The Seine: The River That Made Paris
Join us for an enchanting tour of France with New York Times foreign correspondent and best-selling author Elaine Sciolino and former Ambassador of France to the US, Gérard Araud.
In the follow-up to her bestselling book, The Only Street in Paris, Elaine Sciolino, former Paris Bureau Chief of The New York Times, will share stories of her adventures along the most romantic river in the world as she discusses her beguiling new book, The Seine: The River That Made Paris.

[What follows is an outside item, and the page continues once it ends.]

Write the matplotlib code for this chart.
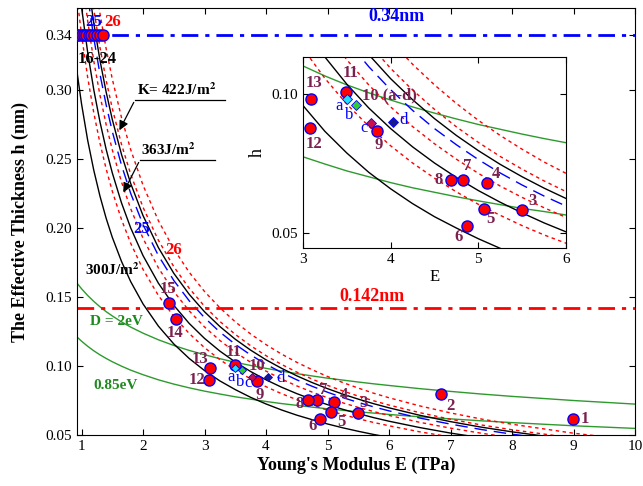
import numpy as np
import matplotlib
matplotlib.use("Agg")
import matplotlib.pyplot as plt
from matplotlib.ticker import FixedLocator, FixedFormatter

plt.rcParams['font.family'] = ['Liberation Serif', 'DejaVu Serif']
plt.rcParams['mathtext.fontset'] = 'stix'

# ---- model curves, h (nm) read at these E (TPa) ----
E_grid = [0.92, 1.0, 1.1, 1.2, 1.3, 1.4, 1.5, 1.65, 1.8, 2.0, 2.25, 2.5, 2.75, 3.0, 3.25, 3.5,
          3.75, 4.0, 4.25, 4.5, 4.75, 5.0, 5.25, 5.5, 5.75, 6.0, 6.5, 7.0, 7.5, 8.0, 9.0, 10.0]
h_K300 = [0.3152, 0.2900, 0.2636, 0.2417, 0.2231, 0.2071, 0.1933, 0.1758, 0.1611, 0.1450, 0.1289,
          0.1160, 0.1055, 0.0967, 0.0892, 0.0829, 0.0773, 0.0725, 0.0682, 0.0644, 0.0611, 0.0580,
          0.0552, 0.0527, 0.0504, 0.0483, 0.0446, 0.0414, 0.0387, 0.0363, 0.0322, 0.0290]
h_K363 = [0.3913, 0.3600, 0.3273, 0.3000, 0.2769, 0.2571, 0.2400, 0.2182, 0.2000, 0.1800, 0.1600,
          0.1440, 0.1309, 0.1200, 0.1108, 0.1029, 0.0960, 0.0900, 0.0847, 0.0800, 0.0758, 0.0720,
          0.0686, 0.0655, 0.0626, 0.0600, 0.0554, 0.0514, 0.0480, 0.0450, 0.0400, 0.0360]
h_K422 = [0.4544, 0.4180, 0.3800, 0.3483, 0.3215, 0.2986, 0.2787, 0.2533, 0.2322, 0.2090, 0.1858,
          0.1672, 0.1520, 0.1393, 0.1286, 0.1194, 0.1115, 0.1045, 0.0984, 0.0929, 0.0880, 0.0836,
          0.0796, 0.0760, 0.0727, 0.0697, 0.0643, 0.0597, 0.0557, 0.0523, 0.0464, 0.0418]
h_ref25 = [0.4402, 0.4050, 0.3682, 0.3375, 0.3115, 0.2893, 0.2700, 0.2455, 0.2250, 0.2025, 0.1800,
           0.1620, 0.1473, 0.1350, 0.1246, 0.1157, 0.1080, 0.1013, 0.0953, 0.0900, 0.0853, 0.0810,
           0.0771, 0.0736, 0.0704, 0.0675, 0.0623, 0.0579, 0.0540, 0.0506, 0.0450, 0.0405]
h_ref26_a = [0.3696, 0.3400, 0.3091, 0.2833, 0.2615, 0.2429, 0.2267, 0.2061, 0.1889, 0.1700, 0.1511,
             0.1360, 0.1236, 0.1133, 0.1046, 0.0971, 0.0907, 0.0850, 0.0800, 0.0756, 0.0716, 0.0680,
             0.0648, 0.0618, 0.0591, 0.0567, 0.0523, 0.0486, 0.0453, 0.0425, 0.0378, 0.0340]
h_ref26_b = [0.4185, 0.3850, 0.3500, 0.3208, 0.2962, 0.2750, 0.2567, 0.2333, 0.2139, 0.1925, 0.1711,
             0.1540, 0.1400, 0.1283, 0.1185, 0.1100, 0.1027, 0.0963, 0.0906, 0.0856, 0.0811, 0.0770,
             0.0733, 0.0700, 0.0670, 0.0642, 0.0592, 0.0550, 0.0513, 0.0481, 0.0428, 0.0385]
h_ref26_c = [0.4674, 0.4300, 0.3909, 0.3583, 0.3308, 0.3071, 0.2867, 0.2606, 0.2389, 0.2150, 0.1911,
             0.1720, 0.1564, 0.1433, 0.1323, 0.1229, 0.1147, 0.1075, 0.1012, 0.0956, 0.0905, 0.0860,
             0.0819, 0.0782, 0.0748, 0.0717, 0.0662, 0.0614, 0.0573, 0.0538, 0.0478, 0.0430]
h_ref26_d = [0.5022, 0.4620, 0.4200, 0.3850, 0.3554, 0.3300, 0.3080, 0.2800, 0.2567, 0.2310, 0.2053,
             0.1848, 0.1680, 0.1540, 0.1422, 0.1320, 0.1232, 0.1155, 0.1087, 0.1027, 0.0973, 0.0924,
             0.0880, 0.0840, 0.0803, 0.0770, 0.0711, 0.0660, 0.0616, 0.0578, 0.0513, 0.0462]
h_D2 = [0.1604, 0.1560, 0.1511, 0.1468, 0.1429, 0.1394, 0.1363, 0.1320, 0.1282, 0.1238, 0.1190,
        0.1149, 0.1113, 0.1082, 0.1053, 0.1027, 0.1004, 0.0983, 0.0963, 0.0945, 0.0928, 0.0912,
        0.0898, 0.0884, 0.0871, 0.0859, 0.0836, 0.0816, 0.0797, 0.0780, 0.0750, 0.0724]
h_D085 = [0.1213, 0.1180, 0.1143, 0.1110, 0.1081, 0.1055, 0.1031, 0.0999, 0.0970, 0.0937, 0.0900,
          0.0869, 0.0842, 0.0818, 0.0797, 0.0777, 0.0760, 0.0743, 0.0728, 0.0715, 0.0702, 0.0690,
          0.0679, 0.0668, 0.0659, 0.0649, 0.0632, 0.0617, 0.0603, 0.0590, 0.0567, 0.0548]

# ---- reported values ----
pt_labels = ['1', '2', '3', '4', '5', '6', '7', '8', '9', '11', '12', '13', '14', '15']
pt_E = [8.99, 6.84, 5.50, 5.10, 5.06, 4.87, 4.83, 4.69, 3.85, 3.49, 3.08, 3.09, 2.54, 2.43]
pt_h = [0.0616, 0.0797, 0.0663, 0.0742, 0.0665, 0.0617, 0.0752, 0.0752, 0.0893, 0.1006,
        0.0902, 0.0985, 0.134, 0.146]
top_E = [0.93, 0.96, 1.0, 1.04, 1.08, 1.12, 1.16, 1.2, 1.25, 1.3, 1.35]
top_h = [0.34] * len(top_E)
ad_labels = ['a', 'b', 'c', 'd']
ad_E = [3.50, 3.61, 3.78, 4.03]
ad_h = [0.0985, 0.0968, 0.0917, 0.0920]
ad_colors = ['#22e0ff', '#33cc33', '#cc1144', '#1a1a8c']

# label positions (main axes)
main_lab_E = [9.19, 7.00, 5.59, 5.27, 5.23, 4.75, 4.93, 4.55, 3.90, 3.47, 2.87, 2.93, 2.52, 2.40]
main_lab_h = [0.0616, 0.071, 0.0734, 0.079, 0.0596, 0.0565, 0.0826, 0.0725, 0.079, 0.1104,
              0.0899, 0.105, 0.124, 0.156]
main_ad_E = [3.43, 3.58, 3.71, 4.23]
main_ad_h = [0.0923, 0.0886, 0.0875, 0.0911]
# label positions (inset)
ins_lab_E = [None, None, 5.62, 5.20, 5.14, 4.78, 4.87, 4.55, 3.86, 3.54, 3.13, 3.13, None, None]
ins_lab_h = [None, None, 0.0690, 0.0767, 0.0636, 0.0584, 0.0791, 0.0752, 0.0852, 0.1062,
             0.0854, 0.1033, None, None]
ins_ad_E = [3.41, 3.53, 3.70, 4.15]
ins_ad_h = [0.0965, 0.0939, 0.0903, 0.0925]

lab_col = '#7b2150'


def draw_curves(a):
    a.plot(E_grid, h_D2, color='#2e9a2e', lw=1.0)
    a.plot(E_grid, h_D085, color='#2e9a2e', lw=1.0)
    for hh in (h_ref26_a, h_ref26_b, h_ref26_c, h_ref26_d):
        a.plot(E_grid, hh, color='red', lw=1.0, ls=(0, (2.5, 2.5)))
    a.plot(E_grid, h_ref25, color='blue', lw=1.0, ls=(0, (9, 5)))
    for hh in (h_K300, h_K363, h_K422):
        a.plot(E_grid, hh, color='black', lw=1.0)


def style_ticks(a):
    a.tick_params(direction='in', top=True, right=True, labelsize=11, length=4)
    for s in a.spines.values():
        s.set_linewidth(0.8)


fig = plt.figure(figsize=(6.43, 4.86), dpi=100)
ax = fig.add_axes([0.1198, 0.1049, 0.8678, 0.8786])

draw_curves(ax)
ax.axhline(0.34, color='blue', lw=2, ls=(0, (6, 2.5, 1.5, 2.5)))
ax.axhline(0.142, color='red', lw=2, ls=(0, (6, 2.5, 1.5, 2.5)))

ax.plot(top_E, top_h, 'o', color='red', mec='blue', ms=8, mew=1, zorder=5)
ax.plot(pt_E, pt_h, 'o', color='red', mec='blue', ms=8, mew=1, zorder=5)
for E, h, c in zip(ad_E, ad_h, ad_colors):
    ax.plot(E, h, 'D', color=c, mec='blue', ms=4, mew=0.6, zorder=6)

for t, x, y in zip(pt_labels, main_lab_E, main_lab_h):
    ax.text(x, y, t, color=lab_col, fontsize=12, fontweight='bold', ha='center', va='center')
ax.text(3.85, 0.100, '10', color=lab_col, fontsize=12, fontweight='bold', ha='center', va='center')
for t, x, y in zip(ad_labels, main_ad_E, main_ad_h):
    ax.text(x, y, t, color='blue', fontsize=12, ha='center', va='center')

ax.text(1.25, 0.3225, '16-24', fontsize=12, fontweight='bold', ha='center', va='center')
ax.text(1.19, 0.349, '25', color='blue', fontsize=12, fontweight='bold', ha='center', va='center')
ax.text(1.51, 0.349, '26', color='red', fontsize=12, fontweight='bold', ha='center', va='center')
ax.text(1.98, 0.199, '25', color='blue', fontsize=12, fontweight='bold', ha='center', va='center')
ax.text(2.49, 0.184, '26', color='red', fontsize=12, fontweight='bold', ha='center', va='center')

ax.text(6.12, 0.353, '0.34nm', color='blue', fontsize=13, fontweight='bold', ha='center', va='center')
ax.text(5.72, 0.1507, '0.142nm', color='red', fontsize=13, fontweight='bold', ha='center', va='center')

# K annotations with underline + arrow
ax.text(1.90, 0.2945, r'K= 422J/m$^\mathbf{2}$', fontsize=11, fontweight='bold', ha='left', va='bottom')
ax.plot([1.87, 3.34], [0.2928, 0.2928], color='black', lw=0.9)
ax.annotate('', xy=(1.595, 0.269), xytext=(1.87, 0.2928),
            arrowprops=dict(arrowstyle='-|>', color='black', lw=0.9, mutation_scale=14))
ax.text(1.97, 0.251, r'363J/m$^\mathbf{2}$', fontsize=11, fontweight='bold', ha='left', va='bottom')
ax.plot([1.95, 3.17], [0.2493, 0.2493], color='black', lw=0.9)
ax.annotate('', xy=(1.66, 0.224), xytext=(1.95, 0.2493),
            arrowprops=dict(arrowstyle='-|>', color='black', lw=0.9, mutation_scale=14))
ax.text(1.06, 0.1696, r'300J/m$^\mathbf{2}$', fontsize=11, fontweight='bold', ha='left', va='center')
ax.text(1.14, 0.1326, 'D = 2eV', color='#1f8a1f', fontsize=11, fontweight='bold', ha='left', va='center')
ax.text(1.19, 0.0862, '0.85eV', color='#1f8a1f', fontsize=11, fontweight='bold', ha='left', va='center')

ax.set_xlim(0.927, 10)
ax.set_ylim(0.05, 0.3594)
ax.set_xticks(range(1, 11))
ax.set_yticks([0.05, 0.10, 0.15, 0.20, 0.25, 0.30, 0.34])
ax.set_yticklabels(['0.05', '0.10', '0.15', '0.20', '0.25', '0.30', '0.34'])
style_ticks(ax)
ax.set_xlabel("Young's Modulus E (TPa)", fontsize=13, fontweight='bold', labelpad=3)
ax.set_ylabel('The Effective Thickness h (nm)', fontsize=13, fontweight='bold', labelpad=12)

# ---- inset ----
axi = fig.add_axes([0.4712, 0.4897, 0.4090, 0.3930])
draw_curves(axi)
axi.plot(pt_E, pt_h, 'o', color='red', mec='blue', ms=8, mew=1, zorder=5)
for E, h, c in zip(ad_E, ad_h, ad_colors):
    axi.plot(E, h, 'D', color=c, mec='blue', ms=5, mew=0.6, zorder=6)
for t, x, y in zip(pt_labels, ins_lab_E, ins_lab_h):
    if x is not None:
        axi.text(x, y, t, color=lab_col, fontsize=12, fontweight='bold', ha='center', va='center')
axi.text(3.67, 0.0997, '10 (a-d)', color=lab_col, fontsize=12, fontweight='bold', ha='left', va='center')
for t, x, y in zip(ad_labels, ins_ad_E, ins_ad_h):
    axi.text(x, y, t, color='blue', fontsize=12, ha='center', va='center')
axi.set_xlim(3, 6)
axi.set_ylim(0.0553, 0.1108)
axi.set_xticks([3, 4, 5, 6])
axi.yaxis.set_major_locator(FixedLocator([0.0598, 0.100]))
axi.yaxis.set_major_formatter(FixedFormatter(['0.05', '0.10']))
style_ticks(axi)
axi.set_xlabel('E', fontsize=12, labelpad=2)
axi.set_ylabel('h', fontsize=13, labelpad=4)

fig.savefig('out.png', dpi=100)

Sciolino will discuss artists like Monet and Matisse, writers such as Hemingway and Flaubert, musicians, and filmmakers who were inspired by the river. She’ll regale us with tales of the wonderful real life characters she met on her journey down the Seine as she charts a course through history, recounting how the river has carried Roman conquerors, Viking invaders, World War II soldiers, and the ashes of Joan of Arc and of Napoléon Bonaparte in its current. Along the way, Sciolino will reveal how the river that created Paris and shaped the lives of its inhabitants has touched her own life.

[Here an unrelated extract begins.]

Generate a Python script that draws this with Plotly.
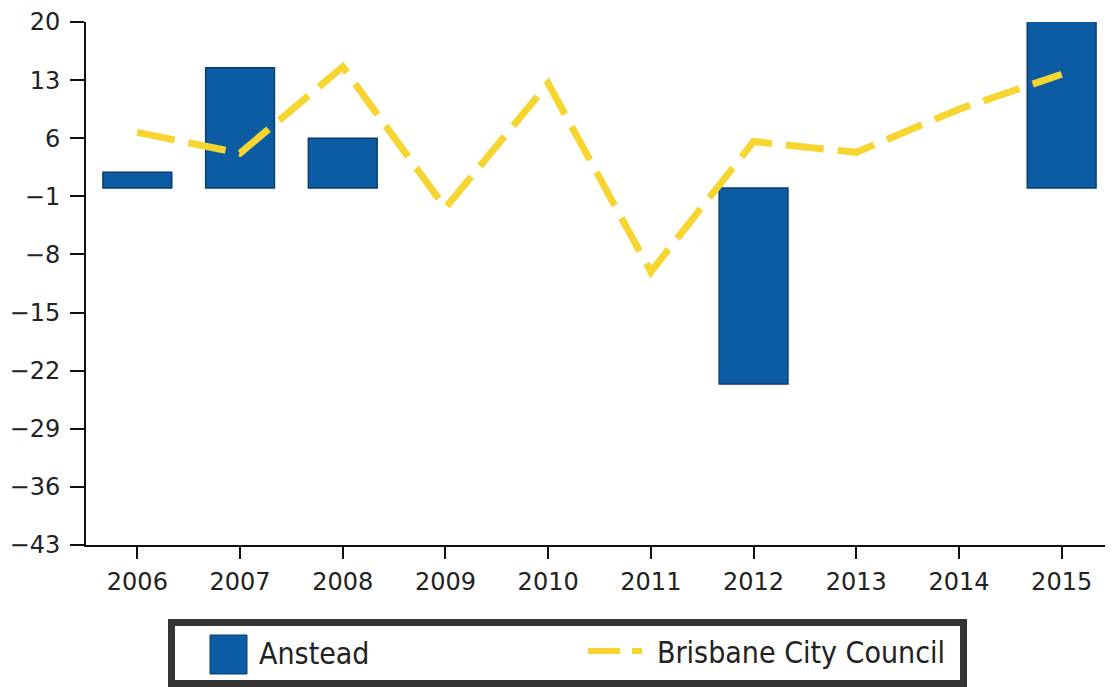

In English. Free and open to the public. No RSVP necessary.
Elaine Sciolino is the author of five books of nonfiction, including the New York Times bestseller The Only Street in Paris. She is a contributing writer and former Paris bureau chief for the New York Times and has worked as a foreign correspondent in countries around the world. In 2010, she was decorated as a chevalier of the Legion of Honor, the highest distinction of the French state, for her “special contribution” to the friendship between France and the United States. She and her husband have lived in Paris since 2002.

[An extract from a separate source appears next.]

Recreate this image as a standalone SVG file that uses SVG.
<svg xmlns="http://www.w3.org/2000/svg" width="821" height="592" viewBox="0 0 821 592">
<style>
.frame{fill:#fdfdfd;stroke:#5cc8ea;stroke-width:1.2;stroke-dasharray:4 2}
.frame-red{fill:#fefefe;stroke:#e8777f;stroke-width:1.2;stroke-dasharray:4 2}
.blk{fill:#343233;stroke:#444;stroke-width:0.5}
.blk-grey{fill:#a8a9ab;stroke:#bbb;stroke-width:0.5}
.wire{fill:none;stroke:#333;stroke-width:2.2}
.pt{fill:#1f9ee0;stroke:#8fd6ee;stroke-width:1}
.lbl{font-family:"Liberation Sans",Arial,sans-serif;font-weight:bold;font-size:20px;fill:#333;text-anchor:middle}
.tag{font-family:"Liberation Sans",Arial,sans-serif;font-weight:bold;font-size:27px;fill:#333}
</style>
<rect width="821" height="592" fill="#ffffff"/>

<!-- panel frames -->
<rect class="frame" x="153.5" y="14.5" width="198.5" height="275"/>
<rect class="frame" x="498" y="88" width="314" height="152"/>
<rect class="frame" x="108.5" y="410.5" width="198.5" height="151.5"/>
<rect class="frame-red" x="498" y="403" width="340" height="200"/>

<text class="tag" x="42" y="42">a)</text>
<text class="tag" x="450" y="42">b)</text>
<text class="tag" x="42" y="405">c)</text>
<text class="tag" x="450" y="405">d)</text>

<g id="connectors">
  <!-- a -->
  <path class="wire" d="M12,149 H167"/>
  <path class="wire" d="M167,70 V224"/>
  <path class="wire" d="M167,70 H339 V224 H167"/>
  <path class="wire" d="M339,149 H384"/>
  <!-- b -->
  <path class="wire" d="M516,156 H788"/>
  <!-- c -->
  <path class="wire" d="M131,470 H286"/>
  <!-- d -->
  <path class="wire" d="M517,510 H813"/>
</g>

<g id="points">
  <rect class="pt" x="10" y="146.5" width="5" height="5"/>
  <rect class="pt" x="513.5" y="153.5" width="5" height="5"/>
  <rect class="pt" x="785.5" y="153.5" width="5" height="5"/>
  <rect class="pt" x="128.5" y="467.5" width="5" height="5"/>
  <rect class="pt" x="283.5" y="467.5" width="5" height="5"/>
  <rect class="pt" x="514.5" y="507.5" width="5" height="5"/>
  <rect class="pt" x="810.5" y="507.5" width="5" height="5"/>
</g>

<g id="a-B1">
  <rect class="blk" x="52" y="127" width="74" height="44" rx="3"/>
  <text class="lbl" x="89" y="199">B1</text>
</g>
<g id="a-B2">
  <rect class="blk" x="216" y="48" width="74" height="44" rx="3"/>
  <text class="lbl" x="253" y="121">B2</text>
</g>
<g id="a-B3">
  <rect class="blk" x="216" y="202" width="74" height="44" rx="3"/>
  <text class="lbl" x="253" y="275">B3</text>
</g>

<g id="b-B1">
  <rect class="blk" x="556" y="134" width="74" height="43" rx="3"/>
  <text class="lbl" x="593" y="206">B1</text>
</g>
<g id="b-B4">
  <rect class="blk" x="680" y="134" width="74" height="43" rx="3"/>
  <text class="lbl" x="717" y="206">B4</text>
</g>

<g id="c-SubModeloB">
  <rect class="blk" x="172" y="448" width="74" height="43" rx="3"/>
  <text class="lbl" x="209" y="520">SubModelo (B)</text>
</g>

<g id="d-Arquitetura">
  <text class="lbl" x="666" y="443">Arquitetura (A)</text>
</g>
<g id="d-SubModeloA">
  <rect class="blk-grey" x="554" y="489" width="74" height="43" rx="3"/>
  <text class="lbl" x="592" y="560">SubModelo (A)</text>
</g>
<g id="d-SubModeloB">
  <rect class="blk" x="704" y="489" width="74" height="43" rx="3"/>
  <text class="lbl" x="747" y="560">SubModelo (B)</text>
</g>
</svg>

Gérard Araud is unanimously considered one of the most brilliant of France’s ambassadors. Ambassador Secretary in Tel Aviv in charge of questions surrounding the Middle East at the CAP du Ministère des Affaires Etrangères (1982-1984), Counselor for the French Embassy in Washington (1987-1991), Assistant Director of Community Affairs for MAE (1991-1993), Diplomatic Counselor for the Minister of Foreign Affairs, the French delegate for the North Atlantic Council (1995), Director of Strategic Affairs, Security, and Disarmament for MAE (2000), French Ambassador to Israel (2003-2006), Managing Director of Political and Security Affairs, Assistant Chief Administrative Officer of the MAE (in which role he negotiated the Iranian nuclear dossier on behalf of France), Permanent Representative of France to the Security Council and Head of the Permanent Mission of France to the United Nations in New York (July 2009).
Araud notably negotiated significant resolutions on Iran, Libya (those which would permit military intervention in Libya in 2011), Syria, the Ivory Coast, and Mali. He was named Ambassador to the United States in July 2014. He retired from the Quai d’Orsay in the spring of 2019.
Gérard Araud has published articles in the journals Commentaire and Esprit under pseudonyms and will begin writing a regular column for Le Monde starting from September 2019.